Blowtorch Entertainment
- Company type: Private
- Industry: media, entertainment
- Founded: 2007
- Founders: Kelly Rodriques, Paul Schiff
- Defunct: 2009
- Fate: Ceased operations in 2009, revival efforts underway
- Area served: United States
- Key people: Kelly Rodriques, Paul Schiff, Alec Rodriques, Chris Madera
- Products: Movies; * Social media tools

= Blowtorch Entertainment =

Blowtorch Entertainment is a new media company that was co-founded by Kelly Rodriques and Paul Schiff (producer of My Cousin Vinny, Rushmore, and Date Movie). In November 2007, multiple Hollywood trades reported that Blowtorch Entertainment had raised significant funding to produce and distribute movies and to build a series of social media tools.

Blowtorch describes itself as "a media and entertainment company that creates, enables and distributes fun, authentic and provocative content. We go where our audience goes: online, theaters, live events and mobile."

According to The Economist, Blowtorch is "making video content for 18- to 24-year-old" and
"it will allow audiences to influence movies via the web." In the December 27, 2007 issue of Fortune, Blowtorch was featured as one of "Six Leaps of Innovation." According to Fortune, "Schiff is in charge of producing and acquiring a stable of low-budget (under $5 million) feature-length films. Rodriques's job is to build social networks around the movies, inviting 18- to 24-year-old audiences to gather online before, after, and during the film."
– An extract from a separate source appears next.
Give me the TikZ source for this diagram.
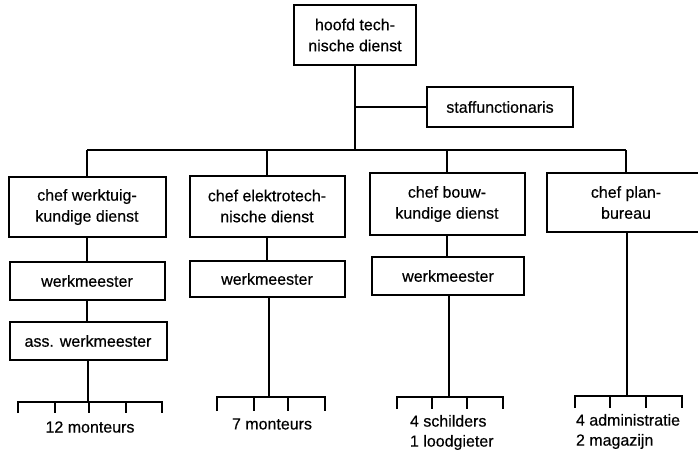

Blowtorch Entertainment owns the rights to the film Spin, (previously titled You Are Here) starring Bijou Phillips, and is in post-production on the feature film Tenure. Tenure is a 2008 American comedy film, written and directed by Mike Million and starring Luke Wilson, Gretchen Mol, and David Koechner. The film was produced by Paul Schiff and is being released by Blowtorch as their first original production. Blowtorch will also be handling the U.S. theatrical release of the film Young People F***ing, which was initially released in Canada on June 13, 2008 and has received favorable critical reviews.
Blowtorch is setting up its own theatrical distribution network in the U.S., and the company's home-video distribution is handled by Vivendi Visual Entertainment.

As of July 30, 2009, Blowtorch Entertainment was all but shut down, after several of the hedge funds that invested a total of $50 million into the venture went out of business. Blowtorch Chief Executive Kelly Rodriques notes that the company's board of directors has mostly disbanded and that its search for movie deals has ceased. Most of the venture's financing came in the form of debt from undisclosed hedge funds and 90% of this money has been returned to the investors. Moving forward, Rodriques expects to pay back the remainder of the funding with proceeds from the two properties currently in development. Blowtorch does not currently have a functioning website. However, Blowtorch is currently being revived by two young film pioneers Alec Rodriques and Chris Madera. Alec Rodriques, the son of Kelly Rodriques, has taken on the company name, and in teaming up with fellow film fanatic Chris, they hope to take visual film media to the next level.